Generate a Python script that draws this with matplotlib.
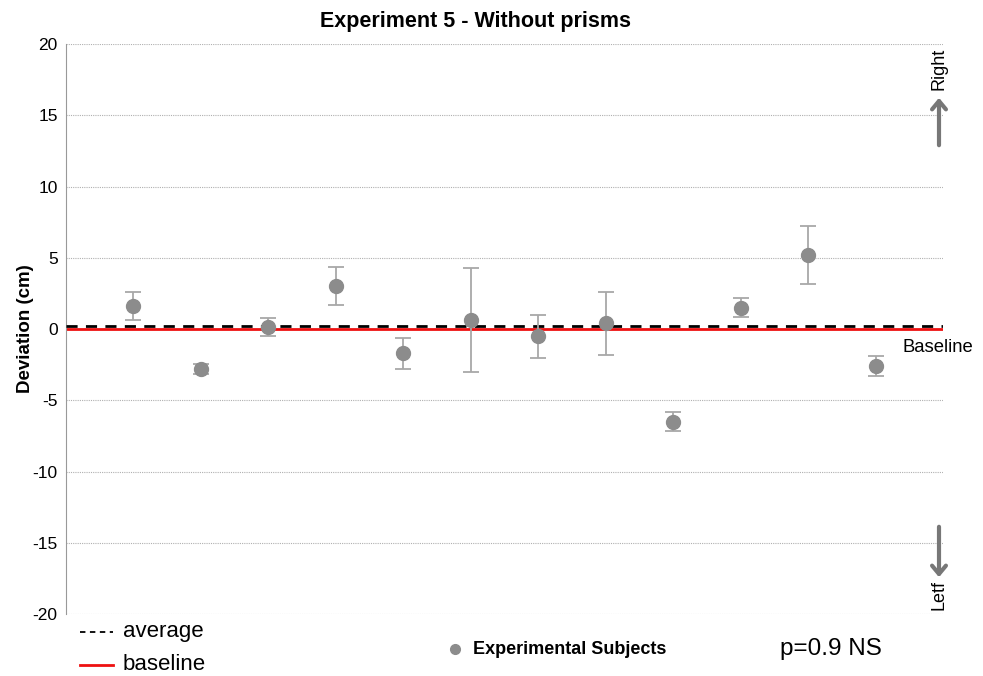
import numpy as np
import matplotlib
matplotlib.use("Agg")
import matplotlib.pyplot as plt

plt.rcParams['font.family'] = ['Liberation Sans', 'DejaVu Sans']

# subject index, mean deviation and error (cm)
subjects = np.arange(1, 13)
deviation = [1.6, -2.8, 0.15, 3.0, -1.7, 0.6, -0.5, 0.4, -6.5, 1.5, 5.2, -2.6]
error = [1.0, 0.35, 0.65, 1.35, 1.1, 3.65, 1.5, 2.2, 0.65, 0.65, 2.05, 0.7]
average = 0.2
baseline = 0.0
yticks = [-20, -15, -10, -5, 0, 5, 10, 15, 20]

fig = plt.figure(figsize=(9.83, 6.76), dpi=100)
ax = fig.add_axes([0.0671, 0.0917, 0.8922, 0.8432])

ax.set_xlim(0, 13)
ax.set_ylim(-20, 20)
ax.set_yticks(yticks)
ax.set_yticklabels([str(t) for t in yticks], fontsize=12.5)
ax.set_xticks([])
for t in yticks:
    ax.axhline(t, color='#b0b0b0', lw=0.8, ls=(0, (1, 1)), zorder=0)

for s in ['top', 'right', 'bottom']:
    ax.spines[s].set_visible(False)
ax.spines['left'].set_color('#999999')
ax.tick_params(axis='y', length=0, pad=6)

ax.axhline(baseline, color='#ee1111', lw=2, zorder=2)
ax.axhline(average, color='black', lw=2, ls=(0, (4, 3)), zorder=3)

ax.errorbar(subjects, deviation, yerr=error, fmt='o', color='#8c8c8c',
            ecolor='#a8a8a8', elinewidth=1.3, capsize=6, capthick=1.3,
            markersize=10, zorder=4)

ax.set_ylabel('Deviation (cm)', fontsize=13.5, fontweight='bold')
ax.yaxis.set_label_coords(-0.036, 0.5)

fig.text(475 / 983, 1 - 22 / 676, 'Experiment 5 - Without prisms',
         ha='center', va='center', fontsize=15.5, fontweight='bold')

# baseline label and direction arrows
fig.text(902 / 983, 1 - 348 / 676, 'Baseline', ha='left', va='center', fontsize=13.3)
fig.text(939 / 983, 1 - 69 / 676, 'Right', rotation=90, ha='center', va='center', fontsize=13)
fig.text(939 / 983, 1 - 595 / 676, 'Letf', rotation=90, ha='center', va='center', fontsize=13)
fig.patches.append(matplotlib.patches.FancyArrowPatch(
    (939 / 983, 1 - 148 / 676), (939 / 983, 1 - 95 / 676), transform=fig.transFigure,
    arrowstyle='->,head_width=5,head_length=6', color='#777777', lw=3, mutation_scale=1))
fig.patches.append(matplotlib.patches.FancyArrowPatch(
    (939 / 983, 1 - 524 / 676), (939 / 983, 1 - 580 / 676), transform=fig.transFigure,
    arrowstyle='->,head_width=5,head_length=6', color='#777777', lw=3, mutation_scale=1))

# legend-like annotations at the bottom
fig.lines.append(matplotlib.lines.Line2D([80 / 983, 113 / 983], [1 - 632 / 676] * 2,
                                         transform=fig.transFigure, color='black',
                                         lw=1.3, ls=(0, (3, 2.5))))
fig.text(123 / 983, 1 - 632 / 676, 'average', ha='left', va='center', fontsize=16)
fig.lines.append(matplotlib.lines.Line2D([80 / 983, 113 / 983], [1 - 665 / 676] * 2,
                                         transform=fig.transFigure, color='#ee1111', lw=2))
fig.text(123 / 983, 1 - 665 / 676, 'baseline', ha='left', va='center', fontsize=16)
fig.lines.append(matplotlib.lines.Line2D([455 / 983], [1 - 649 / 676],
                                         transform=fig.transFigure, marker='o',
                                         color='#8c8c8c', markersize=7))
fig.text(473 / 983, 1 - 649 / 676, 'Experimental Subjects', ha='left', va='center',
         fontsize=13, fontweight='bold')
fig.text(780 / 983, 1 - 649 / 676, 'p=0.9 NS', ha='left', va='center', fontsize=17.5)

fig.savefig('out.png', dpi=100)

========

## PROBLEM DETAILS
Which lines of the data include "matplotlib"? Copy each of them.

## IN RESPONSE
Generate a Python script that draws this with matplotlib.
import matplotlib
matplotlib.use("Agg")
import matplotlib.pyplot as plt
fig.patches.append(matplotlib.patches.FancyArrowPatch(
fig.patches.append(matplotlib.patches.FancyArrowPatch(
fig.lines.append(matplotlib.lines.Line2D([80 / 983, 113 / 983], [1 - 632 / 676] * 2,
fig.lines.append(matplotlib.lines.Line2D([80 / 983, 113 / 983], [1 - 665 / 676] * 2,
fig.lines.append(matplotlib.lines.Line2D([455 / 983], [1 - 649 / 676],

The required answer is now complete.